◆ GIVEN DATA:
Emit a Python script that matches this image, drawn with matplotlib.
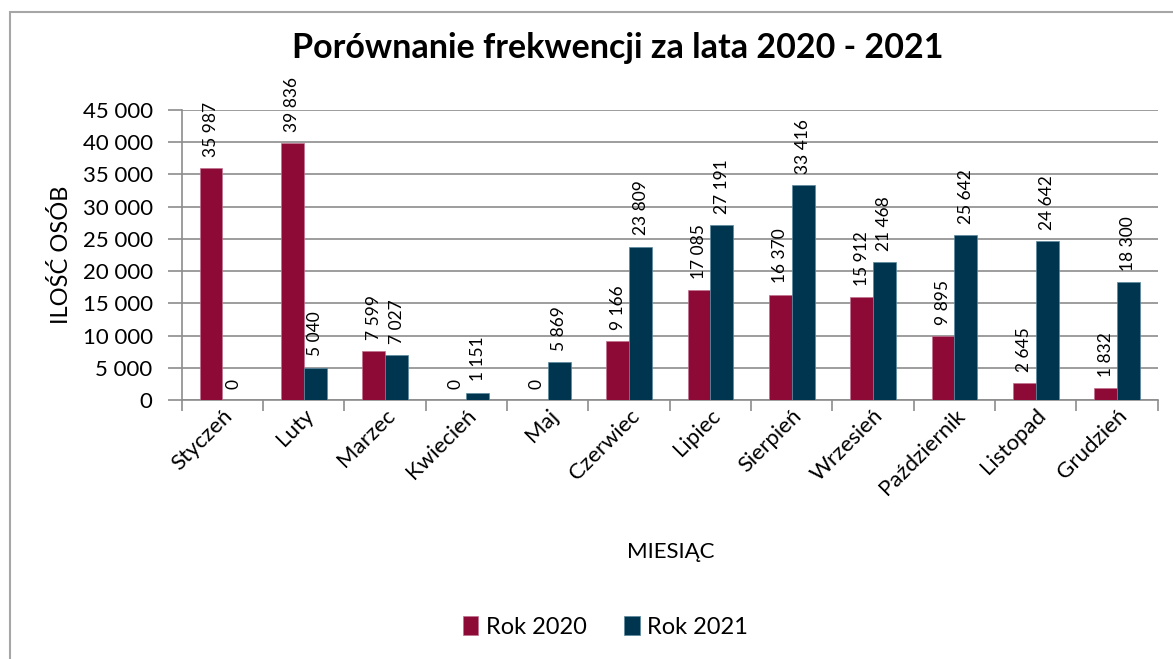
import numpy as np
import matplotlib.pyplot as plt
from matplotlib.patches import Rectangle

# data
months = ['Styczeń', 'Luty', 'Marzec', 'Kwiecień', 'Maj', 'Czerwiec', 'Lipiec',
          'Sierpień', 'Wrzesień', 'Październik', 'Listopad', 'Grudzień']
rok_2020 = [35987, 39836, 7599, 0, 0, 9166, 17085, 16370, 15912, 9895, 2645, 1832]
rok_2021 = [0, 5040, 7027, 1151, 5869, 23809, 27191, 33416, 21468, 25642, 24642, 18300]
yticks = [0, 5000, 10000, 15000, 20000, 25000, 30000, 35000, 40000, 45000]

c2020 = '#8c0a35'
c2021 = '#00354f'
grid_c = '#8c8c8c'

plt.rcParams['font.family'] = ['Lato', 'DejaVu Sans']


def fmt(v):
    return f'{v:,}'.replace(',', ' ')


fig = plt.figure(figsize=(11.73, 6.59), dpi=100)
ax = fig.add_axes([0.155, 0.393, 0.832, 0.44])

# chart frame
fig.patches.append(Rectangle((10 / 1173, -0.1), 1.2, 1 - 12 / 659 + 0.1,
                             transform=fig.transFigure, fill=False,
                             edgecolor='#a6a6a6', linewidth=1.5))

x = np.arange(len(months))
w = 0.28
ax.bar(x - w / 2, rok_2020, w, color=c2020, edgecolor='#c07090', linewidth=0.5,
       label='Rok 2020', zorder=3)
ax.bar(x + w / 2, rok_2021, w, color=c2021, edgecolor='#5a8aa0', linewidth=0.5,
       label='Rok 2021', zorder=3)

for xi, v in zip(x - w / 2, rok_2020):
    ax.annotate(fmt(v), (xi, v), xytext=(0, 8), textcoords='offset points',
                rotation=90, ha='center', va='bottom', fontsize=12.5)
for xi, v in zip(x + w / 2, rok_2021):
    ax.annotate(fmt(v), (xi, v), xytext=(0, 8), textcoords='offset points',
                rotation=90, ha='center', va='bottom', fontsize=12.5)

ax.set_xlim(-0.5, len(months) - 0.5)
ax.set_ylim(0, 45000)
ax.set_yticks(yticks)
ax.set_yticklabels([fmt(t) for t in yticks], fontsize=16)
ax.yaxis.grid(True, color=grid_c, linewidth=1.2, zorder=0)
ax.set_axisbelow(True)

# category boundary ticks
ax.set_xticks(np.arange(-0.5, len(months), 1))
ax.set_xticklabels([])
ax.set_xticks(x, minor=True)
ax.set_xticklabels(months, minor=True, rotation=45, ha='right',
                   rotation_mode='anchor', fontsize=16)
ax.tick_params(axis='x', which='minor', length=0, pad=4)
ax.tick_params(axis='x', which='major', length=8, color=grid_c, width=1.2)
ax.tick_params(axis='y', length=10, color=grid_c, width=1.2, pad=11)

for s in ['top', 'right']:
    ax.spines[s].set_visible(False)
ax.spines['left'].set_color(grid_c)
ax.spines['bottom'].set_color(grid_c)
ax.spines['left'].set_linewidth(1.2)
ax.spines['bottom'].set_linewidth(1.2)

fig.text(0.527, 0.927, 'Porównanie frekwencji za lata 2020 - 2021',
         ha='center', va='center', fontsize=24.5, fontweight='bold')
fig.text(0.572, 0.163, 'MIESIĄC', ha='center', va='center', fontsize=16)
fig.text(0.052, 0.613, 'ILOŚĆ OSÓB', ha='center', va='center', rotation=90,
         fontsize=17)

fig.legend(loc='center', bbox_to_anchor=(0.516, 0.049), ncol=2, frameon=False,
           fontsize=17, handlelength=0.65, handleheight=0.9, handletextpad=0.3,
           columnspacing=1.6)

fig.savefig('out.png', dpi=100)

◆ BRIEF: Leave the pictures out and copy the rest of the data exactly.

◆ TASK OUTPUT:
Emit a Python script that matches this image, drawn with matplotlib.
import numpy as np
import matplotlib.pyplot as plt
from matplotlib.patches import Rectangle

# data
months = ['Styczeń', 'Luty', 'Marzec', 'Kwiecień', 'Maj', 'Czerwiec', 'Lipiec',
          'Sierpień', 'Wrzesień', 'Październik', 'Listopad', 'Grudzień']
rok_2020 = [35987, 39836, 7599, 0, 0, 9166, 17085, 16370, 15912, 9895, 2645, 1832]
rok_2021 = [0, 5040, 7027, 1151, 5869, 23809, 27191, 33416, 21468, 25642, 24642, 18300]
yticks = [0, 5000, 10000, 15000, 20000, 25000, 30000, 35000, 40000, 45000]

c2020 = '#8c0a35'
c2021 = '#00354f'
grid_c = '#8c8c8c'

plt.rcParams['font.family'] = ['Lato', 'DejaVu Sans']


def fmt(v):
    return f'{v:,}'.replace(',', ' ')


fig = plt.figure(figsize=(11.73, 6.59), dpi=100)
ax = fig.add_axes([0.155, 0.393, 0.832, 0.44])

# chart frame
fig.patches.append(Rectangle((10 / 1173, -0.1), 1.2, 1 - 12 / 659 + 0.1,
                             transform=fig.transFigure, fill=False,
                             edgecolor='#a6a6a6', linewidth=1.5))

x = np.arange(len(months))
w = 0.28
ax.bar(x - w / 2, rok_2020, w, color=c2020, edgecolor='#c07090', linewidth=0.5,
       label='Rok 2020', zorder=3)
ax.bar(x + w / 2, rok_2021, w, color=c2021, edgecolor='#5a8aa0', linewidth=0.5,
       label='Rok 2021', zorder=3)

for xi, v in zip(x - w / 2, rok_2020):
    ax.annotate(fmt(v), (xi, v), xytext=(0, 8), textcoords='offset points',
                rotation=90, ha='center', va='bottom', fontsize=12.5)
for xi, v in zip(x + w / 2, rok_2021):
    ax.annotate(fmt(v), (xi, v), xytext=(0, 8), textcoords='offset points',
                rotation=90, ha='center', va='bottom', fontsize=12.5)

ax.set_xlim(-0.5, len(months) - 0.5)
ax.set_ylim(0, 45000)
ax.set_yticks(yticks)
ax.set_yticklabels([fmt(t) for t in yticks], fontsize=16)
ax.yaxis.grid(True, color=grid_c, linewidth=1.2, zorder=0)
ax.set_axisbelow(True)

# category boundary ticks
ax.set_xticks(np.arange(-0.5, len(months), 1))
ax.set_xticklabels([])
ax.set_xticks(x, minor=True)
ax.set_xticklabels(months, minor=True, rotation=45, ha='right',
                   rotation_mode='anchor', fontsize=16)
ax.tick_params(axis='x', which='minor', length=0, pad=4)
ax.tick_params(axis='x', which='major', length=8, color=grid_c, width=1.2)
ax.tick_params(axis='y', length=10, color=grid_c, width=1.2, pad=11)

for s in ['top', 'right']:
    ax.spines[s].set_visible(False)
ax.spines['left'].set_color(grid_c)
ax.spines['bottom'].set_color(grid_c)
ax.spines['left'].set_linewidth(1.2)
ax.spines['bottom'].set_linewidth(1.2)

fig.text(0.527, 0.927, 'Porównanie frekwencji za lata 2020 - 2021',
         ha='center', va='center', fontsize=24.5, fontweight='bold')
fig.text(0.572, 0.163, 'MIESIĄC', ha='center', va='center', fontsize=16)
fig.text(0.052, 0.613, 'ILOŚĆ OSÓB', ha='center', va='center', rotation=90,
         fontsize=17)

fig.legend(loc='center', bbox_to_anchor=(0.516, 0.049), ncol=2, frameon=False,
           fontsize=17, handlelength=0.65, handleheight=0.9, handletextpad=0.3,
           columnspacing=1.6)

fig.savefig('out.png', dpi=100)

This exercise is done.